Below is an extract from a commentary originally posted at www.speculative-investor.com on 25th February 2007.

The "it's different this time" argument will routinely be dragged out in the latter stages of a long-term bull market to justify valuations that simply can't be justified by traditional methods. In the end, however, valuations always revert to their long-term average. In fact, once valuations reach a major peak and reverse course they invariably keep shrinking until they have moved well below their long-term average, at which point a new version of the "it's different this time" argument will typically surface to explain why valuations are doomed to remain low. As a result, investors who buy into the idea that "this time it's different" tend to end up in the poor house.

The valuation cycle -- from under-valued to over-valued and back again -- is clearly evident on the following long-term chart of the S&P500's P/E ratio. The secular bull markets for the S&P500 are the 10-25 year periods on the chart when valuations (P/E ratios, etc.) expanded and the S&P500's secular bear markets are the 10-25 year periods on the chart when valuations contracted.


Chart Source: www.decisionpoint.com

Having said all that, there has been the odd occasion throughout history when, due to a major structural change, it actually was different. For example, in his book "Against the Gods -- the Remarkable Story of Risk" Peter Bernstein explains that prior to 1959 the US stock market's average dividend yield was almost always greater than the yield on long-dated US Government bonds.
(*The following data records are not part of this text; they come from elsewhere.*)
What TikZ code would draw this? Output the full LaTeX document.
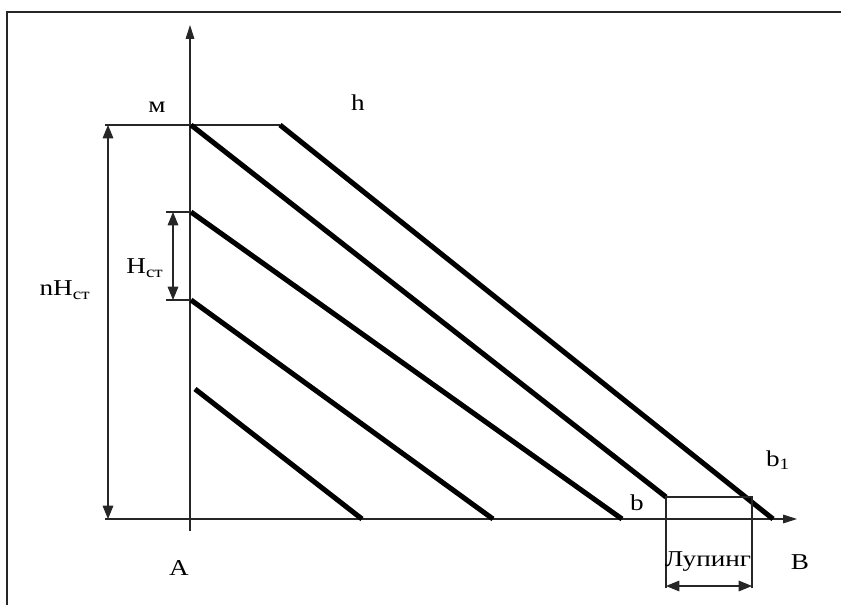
\documentclass[tikz,border=0pt]{standalone}
\usepackage{fontspec}
\setmainfont{Liberation Serif}
\usetikzlibrary{arrows.meta}
\begin{document}
\begin{tikzpicture}[x=0.75pt,y=-0.75pt,
  thin line/.style={line width=0.8pt,black!85},
  thick line/.style={line width=3.8pt},
  tip/.style={-{Triangle[length=10.5pt,width=6.5pt]}},
  dtip/.style={{Triangle[length=10pt,width=8pt]}-{Triangle[length=10pt,width=8pt]}},
  lbl/.style={font=\fontsize{17}{19}\selectfont,inner sep=0pt,xscale=1.2}]
\useasboundingbox (0,0) rectangle (841,605);
% frame
\draw[thin line] (841,12) -- (7,12) -- (7,605);
% coordinates
\coordinate (O) at (190,519);
\coordinate (Ybot) at (190,531);
\coordinate (Ytop) at (190,25);
\coordinate (Xl) at (105,519);
\coordinate (Xr) at (797,519);
\coordinate (M) at (191,125);
\coordinate (Ml) at (105,125);
\coordinate (Mr) at (280,125);
\coordinate (P1) at (191,212);
\coordinate (P1l) at (166,212);
\coordinate (P2) at (191,300);
\coordinate (P2l) at (166,300);
\coordinate (P3) at (195,389);
\coordinate (E1) at (666,497);
\coordinate (E2) at (773,519);
\coordinate (E3) at (622,519);
\coordinate (E4) at (493,519);
\coordinate (E5) at (362,519);
\coordinate (Q1) at (752,497);
\coordinate (Lb1) at (666,588);
\coordinate (Lb2) at (752,588);
\coordinate (La1) at (666,586);
\coordinate (La2) at (752,586);
% axes
\draw[thin line,tip] (Ybot) -- (Ytop);
\draw[thin line,tip] (Xl) -- (Xr);
% horizontal level lines
\draw[thin line] (Ml) -- (Mr);
\draw[thin line] (P1l) -- (P1);
\draw[thin line] (P2l) -- (P2);
% dimension arrows
\draw[thin line,dtip] (108,125) -- (108,519);
\draw[thin line,dtip] (173,212) -- (173,300);
% thick lines
\draw[thick line] (M) -- (E1);
\draw[thick line] (Mr) -- (E2);
\draw[thick line] (P1) -- (E3);
\draw[thick line] (P2) -- (E4);
\draw[thick line] (P3) -- (E5);
% looping box
\draw[thin line] (Lb1) -- (E1) -- (Q1) -- (Lb2);
\draw[thin line,dtip] (La1) -- (La2);
% labels
\node[lbl] (lm) at (157,107) {м};
\node[lbl] (lh) at (358,103) {h};
\node[lbl] (lnH) at (65,290) {nH\textsubscript{ст}};
\node[lbl] (lH) at (145,268) {H\textsubscript{ст}};
\node[lbl] (lb) at (637,503) {b};
\node[lbl] (lb1) at (778,460) {b\textsubscript{1}};
\node[lbl] (lB) at (800,562) {B};
\node[lbl] (lA) at (179,568) {A};
\node[lbl] (lL) at (708,562) {Лупинг};
\end{tikzpicture}
\end{document}
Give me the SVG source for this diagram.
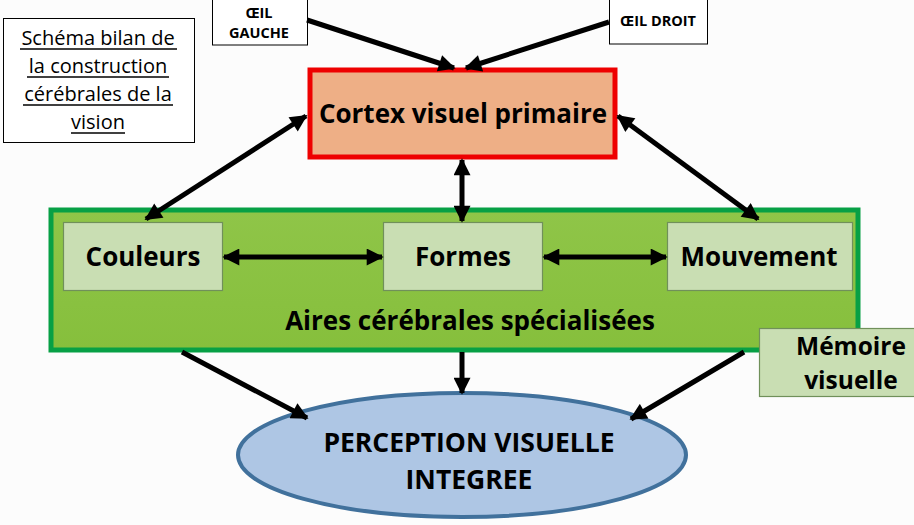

Furthermore, a drop in the average dividend yield to below the bond yield had traditionally been a reliable indication that stocks were very over-valued and that a substantial stock market correction lay in the not-too-distant future. As a result, many prudent investors would automatically reduce their exposure to the stock market whenever dividend yields dropped below bond yields. However, in 1959 the US stock market's average dividend yield fell below the Treasury bond yield and stayed there. Those prudent investors who exited the stock market in 1959 and began to wait for the S&P500's dividend yield to move back above the bond yield -- something it had always done in the past -- prior to re-building their equity portfolios, are still waiting.

The conventional wisdom in 1959 was that stocks should, and invariably did, yield more than bonds because they were riskier, but this age-old relationship was turned on its head by inflation. As an asset class stocks will be riskier than bonds -- and generally yield more than bonds -- in a world where the currency maintains its purchasing power over the long-term. However, in a world where the currency is almost guaranteed to lose its purchasing power at the rate of more than 3% per year there will be a strong tendency for equity yields to be lower than bond yields. The reason is that as prices rise throughout the economy the nominal earnings, and hence the nominal dividend payments, of most companies will also rise. A typical bond, on the other hand, will continue to provide the same nominal income regardless of how much the currency devalues.
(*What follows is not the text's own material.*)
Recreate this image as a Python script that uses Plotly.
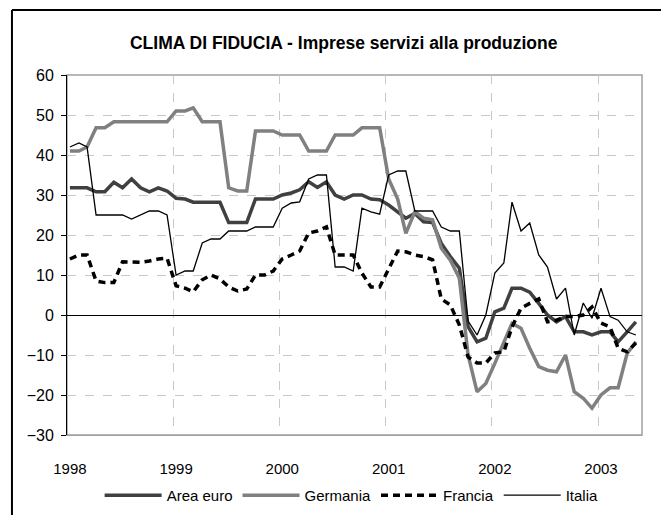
import pandas as pd
import plotly.graph_objects as go

# Monthly observations, Jan 1998 - May 2003
months = pd.date_range("1998-01-01", "2003-05-01", freq="MS") + pd.Timedelta(days=10)

area_euro = [31.8, 31.8, 31.8, 30.8, 30.8, 33.2, 31.8, 34.0, 31.8, 30.8, 31.8, 31.0,
             29.2, 29.0, 28.2, 28.2, 28.2, 28.2, 23.1, 23.1, 23.1, 29.0, 29.0, 29.0,
             30.0, 30.5, 31.3, 33.3, 31.9, 33.3, 30.0, 29.0, 30.0, 30.0, 29.0, 28.8,
             27.5, 25.8, 24.2, 25.4, 23.3, 23.1, 17.9, 14.6, 11.7, -2.9, -6.7, -5.8,
             0.8, 1.7, 6.7, 6.7, 5.7, 2.9, 0.0, -1.7, -0.4, -4.2, -4.2, -5.0,
             -4.2, -4.2, -6.7, -4.2, -1.7]
germania = [41.0, 41.0, 42.0, 46.8, 46.8, 48.3, 48.3, 48.3, 48.3, 48.3, 48.3, 48.3,
            51.0, 51.0, 51.8, 48.3, 48.3, 48.3, 31.8, 31.0, 31.0, 46.0, 46.0, 46.0,
            45.0, 45.0, 45.0, 41.0, 41.0, 41.0, 45.0, 45.0, 45.0, 46.8, 46.8, 46.8,
            34.0, 29.0, 20.4, 25.8, 24.2, 23.8, 16.7, 13.7, 9.2, -10.0, -19.2, -17.1,
            -12.1, -7.1, -2.1, -3.3, -8.3, -12.9, -13.8, -14.2, -10.0, -19.2, -20.8, -23.3,
            -20.0, -18.2, -18.2, -9.6, -6.7]
francia = [14.0, 15.0, 15.0, 8.5, 8.1, 8.1, 13.3, 13.2, 13.2, 13.5, 14.0, 14.2,
           7.3, 6.7, 5.8, 8.8, 10.0, 9.0, 7.0, 6.0, 6.5, 10.0, 10.0, 11.0,
           14.0, 15.0, 16.0, 20.5, 21.0, 22.0, 15.0, 15.0, 15.0, 10.5, 7.0, 7.0,
           11.5, 16.0, 15.8, 15.0, 14.6, 13.8, 4.0, 2.5, -2.5, -10.5, -12.0, -12.0,
           -9.5, -9.2, -3.0, 1.7, 2.9, 4.0, -1.7, -1.3, -0.4, -0.4, 0.0, 2.0,
           -2.0, -3.0, -8.3, -9.2, -7.0]
italia = [42.0, 43.0, 42.0, 25.0, 25.0, 25.0, 25.0, 24.0, 25.0, 26.0, 26.0, 25.0,
          10.0, 11.0, 11.0, 18.0, 19.0, 19.0, 21.0, 21.0, 21.0, 22.0, 22.0, 22.0,
          26.7, 28.0, 28.3, 34.0, 35.0, 35.0, 12.0, 12.0, 11.0, 26.7, 25.8, 25.2,
          35.0, 36.0, 36.0, 26.0, 26.0, 26.0, 22.0, 21.0, 21.0, -1.5, -5.0, 0.0,
          10.5, 13.0, 28.2, 21.0, 23.0, 15.0, 12.0, 4.0, 6.7, -5.0, 3.0, -0.8,
          6.7, -0.4, -1.3, -4.2, -5.0]

year_labels = ["1998", "1999", "2000", "2001", "2002", "2003"]
y_ticks = [-30, -20, -10, 0, 10, 20, 30, 40, 50, 60]

FONT = "Liberation Sans, Arial, sans-serif"

series = [
    ("Area euro", area_euro, dict(color="#404040", width=3.5)),
    ("Germania", germania, dict(color="#808080", width=3.5)),
    ("Francia", francia, dict(color="#000000", width=3.5, dash="7px,5px")),
    ("Italia", italia, dict(color="#000000", width=1.3)),
]

fig = go.Figure()
for name, vals, line in series:
    fig.add_trace(go.Scatter(x=months, y=vals, name=name, mode="lines", line=line))

jan_points = [months[12 * k] for k in range(len(year_labels))]
year_starts = [pd.Timestamp(f"{y}-01-01") for y in year_labels[1:]]

fig.update_layout(
    width=661, height=515,
    margin=dict(l=67, r=19, t=75, b=80, autoexpand=False),
    paper_bgcolor="white", plot_bgcolor="white",
    font=dict(family=FONT, size=15, color="black"),
    title=dict(text="<b>CLIMA DI FIDUCIA - Imprese servizi alla produzione</b>",
               x=0.52, xanchor="center", y=0.916, yanchor="middle",
               font=dict(family=FONT, size=17.5, color="black")),
    showlegend=True,
    legend=dict(orientation="h", x=0.495, xanchor="center",
                yref="container", y=0.038, yanchor="middle",
                font=dict(family=FONT, size=15), itemwidth=57, tracegroupgap=0,
                bgcolor="rgba(0,0,0,0)"),
    xaxis=dict(type="date", range=["1998-01-01", "2003-06-01"],
               tickvals=jan_points, ticktext=year_labels, showgrid=False,
               ticks="", showline=True, linecolor="#a0a0a0", linewidth=1,
               tickfont=dict(family=FONT, size=15), ticklabelstandoff=20,
               minor=dict(tickvals=year_starts, showgrid=True, gridcolor="#c8c8c8",
                          griddash="dash", gridwidth=1, ticks="")),
    yaxis=dict(range=[-30, 60], tickvals=y_ticks, showgrid=True, gridcolor="#c8c8c8",
               griddash="dash", gridwidth=1, zeroline=True, zerolinecolor="black",
               zerolinewidth=1, showline=True, linecolor="black", linewidth=1,
               ticks="outside", ticklen=5, tickcolor="black", ticklabelstandoff=4,
               tickfont=dict(family=FONT, size=16)),
    shapes=[
        dict(type="rect", xref="paper", yref="paper", x0=0, y0=0, x1=1, y1=1,
             line=dict(color="#a0a0a0", width=1.5), layer="below"),
        dict(type="line", xref="paper", yref="paper", x0=-0.0957, x1=1.04,
             y0=1.1806, y1=1.1806, line=dict(color="black", width=2)),
        dict(type="line", xref="paper", yref="paper", x0=-0.0957, x1=-0.0957,
             y0=1.1806, y1=-0.25, line=dict(color="black", width=2)),
    ],
)

fig.write_html(
    "out.html",
    config={"displayModeBar": False},
    post_script="document.body.style.margin='0';document.body.style.overflow='hidden';",
)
Now, inflation didn't suddenly emerge in 1959. There was, instead, a multi-decade transition from a stable currency to one that consistently loses its purchasing power. This transition began in 1913 with the creation of the Federal Reserve, took a quantum leap in 1934 with the elimination of US citizens' right to convert their dollars into gold at a fixed rate, and ended in 1971 with the severing of the last remaining official link between the US$ and gold. 1959 just happened to be the year when a critical mass of people came to realise that a knock-on effect of the changing nature of money would be unrestrained growth in the money supply, making bonds inherently riskier than stocks over the long haul.
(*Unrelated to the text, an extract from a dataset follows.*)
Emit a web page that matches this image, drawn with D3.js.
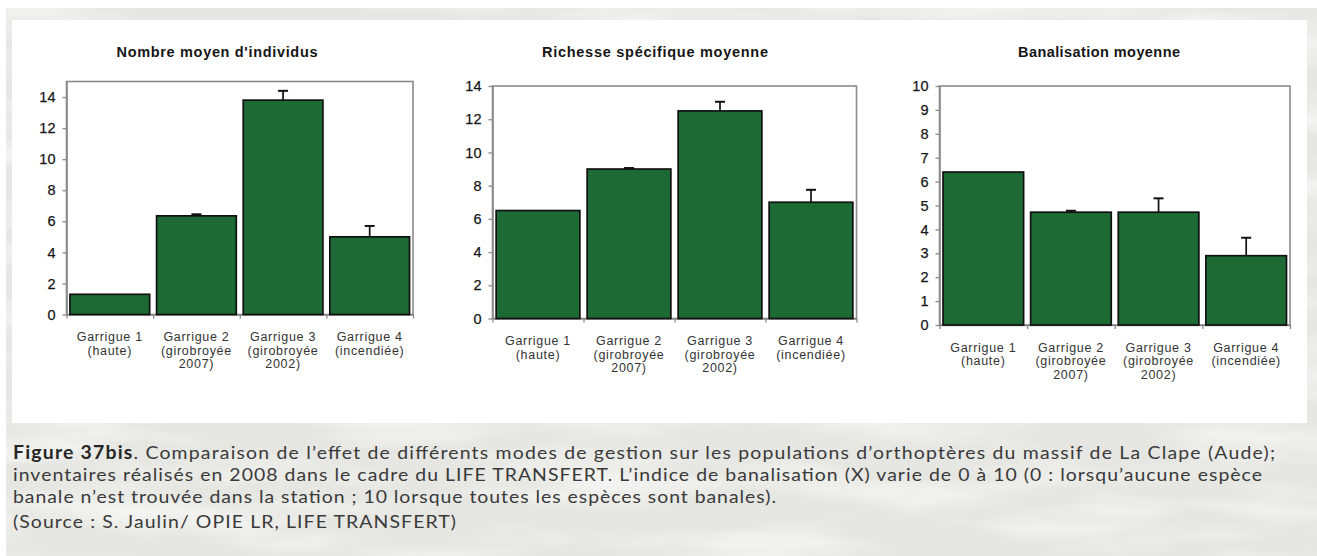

The above-mentioned change in the nature of money also altered other traditional relationships. For example, gold went from being a hedge against deflation to being a hedge against the loss of confidence in the official currency caused by inflation. Despite this there are still plenty of people who buy gold as a hedge against deflation because they have looked at gold's long-term historical record but have failed to account for the major structural changes that have taken place within the monetary system. In doing so they have, over the past several years, proven that in the investment world it is possible for two wrongs to make a right (they were wrong to expect deflation and wrong to expect that gold would do well if genuine deflation did actually occur, but they ended up in the right place anyway because they bought gold).

Additionally, the stock market's long-term valuation cycle is clearly still in effect, but the fact that valuations at the end of the most recent secular bull market were more than 50% above those at earlier secular peaks is most likely a consequence of the greater amount of inflation (money supply growth) made possible by changes to the monetary system.

Summing up, "it's different this time" is usually a dangerous notion to enter an investor's mind. However, there are rare occasions when relationships that have held without fail for generations suddenly stop working due to major structural changes; and for this reason it can also be dangerous to blindly assume that just because things happened in a particular way in the past they will necessarily happen that way in the future.

You really have to understand WHY things happened the way they did in the past before coming to any conclusions about the future.